Knives have been with us for thousands of years. They have been useful for hunting, camping, and crafting, as well as for defense and offense. It is hard to imagine human beings living entirely without cutting tools. Over the years of their use and development, different types of materials have been used to create useful sheathes for knives.
A sheath is necessary to own and keep a knife safely when not in use. Traditionally, knife sheaths have been made from leather, wood, or fabric. Today, there are a number of materials in addition to wood and leather such as Kydex and ABS plastic.
The best knife sheath materials can be determined by the availability of materials, the desired size and weight, aesthetics, method of carrying, user expectations, and environmental considerations. We will explore the different materials, various use cases, and try to help you determine which knife sheath material is best for you.
How to Choose the Best Knife Sheath Material for You
Just as the best knife is usually the one you have, the best knife sheath in most cases will be the one that comes with your knife. Of course, if your knife did not come with a sheath, if you have made your own knife, or if your sheath has been damaged, you’ll need a replacement.
Carrying a knife of any length without a sheath is inadvisable. Answering a few simple questions will help us determine the best material for your knife.
The 5 Most Common & Useful Knife Sheath Materials
While there are probably as many types of materials that could be used to make a sheath as there are stars in the sky, just five common materials are used today. They are:
Durable, functional, and attractive leather may be the oldest sheath material used on earth. It can be made to be thick and rigid or soft and pliant. Often layered and stitched at the edges, it can be made to accommodate any blade thickness. Leather can offer excellent protection from the weather, especially when combined with oil and natural sealants which can help your knife endure harsh conditions.
Leather is often the most expensive sheath material. But when it is well made, it can last a lifetime, and it is one of the best materials for aesthetic purposes by far. We would recommend this plain leather sheath if you prefer leather covering your blade.
A popular material for modern, survival, and tactical knives, Kydex is extremely durable. It can be made very thin for easy storage and it can easily accommodate multiple features such as clips, lanyards, and more. It is also ideal for both excellent retention and ease of draw.
This high-impact material is made from thermoplastic resin. It is possibly the most durable sheath material available. It is as versatile as Kydex, but more difficult to work with, in a DIY kit. ABS usually comes from a factory with complex designs, logos, and advanced features.
The material of choice for traditional Japanese-style blades with fine edges and curved spines. Wood scabbards can be as ornate and beautiful as the maker intends them to be. Anyone can learn to make a wooden scabbard, but the best wooden scabbards are true works of art.
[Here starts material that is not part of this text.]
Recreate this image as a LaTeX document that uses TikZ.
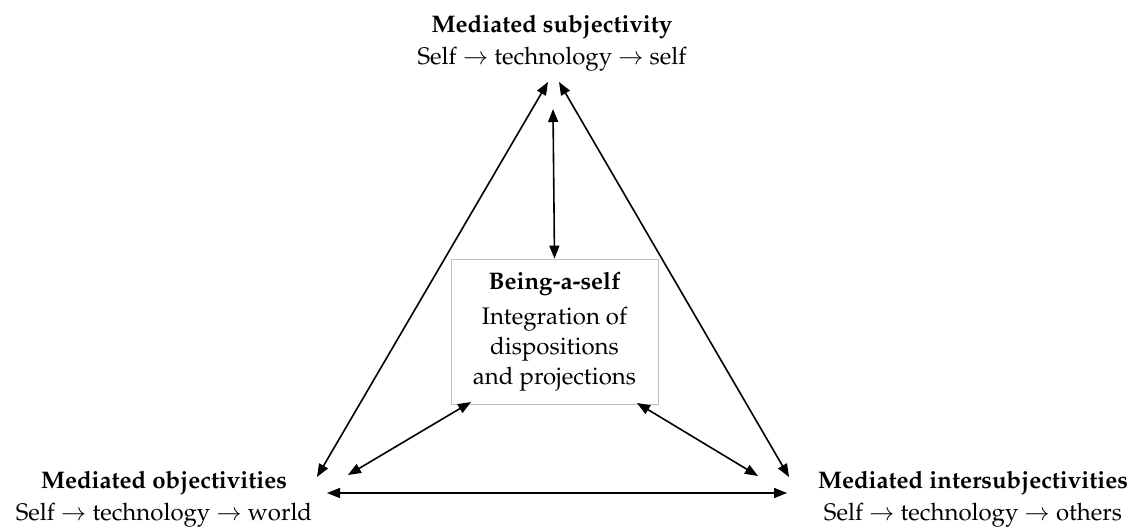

Often used on budget and surplus machetes, Cordura is inexpensive and offers the least resistance to wear. It is usually preferred for use on items that will see hard use in rough conditions or that will be stored in a garage. Cordura is generally not expected to hold up well, but the low cost makes it well worth short-lived use.
How quickly do you want to be able to draw your knife?
Whether at home, in the wild, or on the street, there is always a chance you may need to use your knife to defend yourself or another. If you anticipate this situation and want to use your knife for defense, then you should be able to access it quickly. A sheath for this purpose should be light and thin and will often feature clips or other methods of attaching the knife to your belt.
It can be hard to conceal when kept so close to hand. For that reason, you might want your sheath to look good. If however, you will keep your knife in a bag or pack, it should be securely stowed so that it does not become a hazard.
Leather has always been a popular choice for all types of knives and it looks good. Kydex and ABS are both common for fighting knives and utility knives. These plastics create slim profiles and can be made to suit almost any use case. Cordura is inexpensive, relatively flimsy, and can be a good choice for its low price.
How do you wish to carry your knife?
While all sheath materials can be made to affix to a belt, fit in a pocket, or elsewhere, the way you want to wear or stow it might affect your choice. Leather and wood are usually the bulkiest options. Kydex and ABS can be quite sleek, but belt clips for them also tend to be bulky.
How exposed to the elements will your knife be?
While unusual in this day and age, if your knife will be outdoors for extended periods, sealing it off from the elements will help you to keep it in good condition. If you expect to be outdoors for days or even just a few hours in wet conditions, then the plastic sheath materials may be a poor choice.
Unless you can seal it, an ABS or Kydex sheath will usually expose the blade to moisture. This can sometimes be better than trapping moisture in with your blade. But if you want to try to seal your sheath using rubber or beeswax, a wood or leather cover may be best.
What type of knife are we sheathing?
The shape of the knife you have can also determine the best sheath material. Blades with prominent curves, such as traditional Japanese fighting knives, are best served by a high-quality, wooden sheath. Especially fine edges can be damaged by Kydex and ABS.
Leather may be damaged by blades with aggressive grind angles. Serrated edges may also need special consideration when choosing a sheathing material.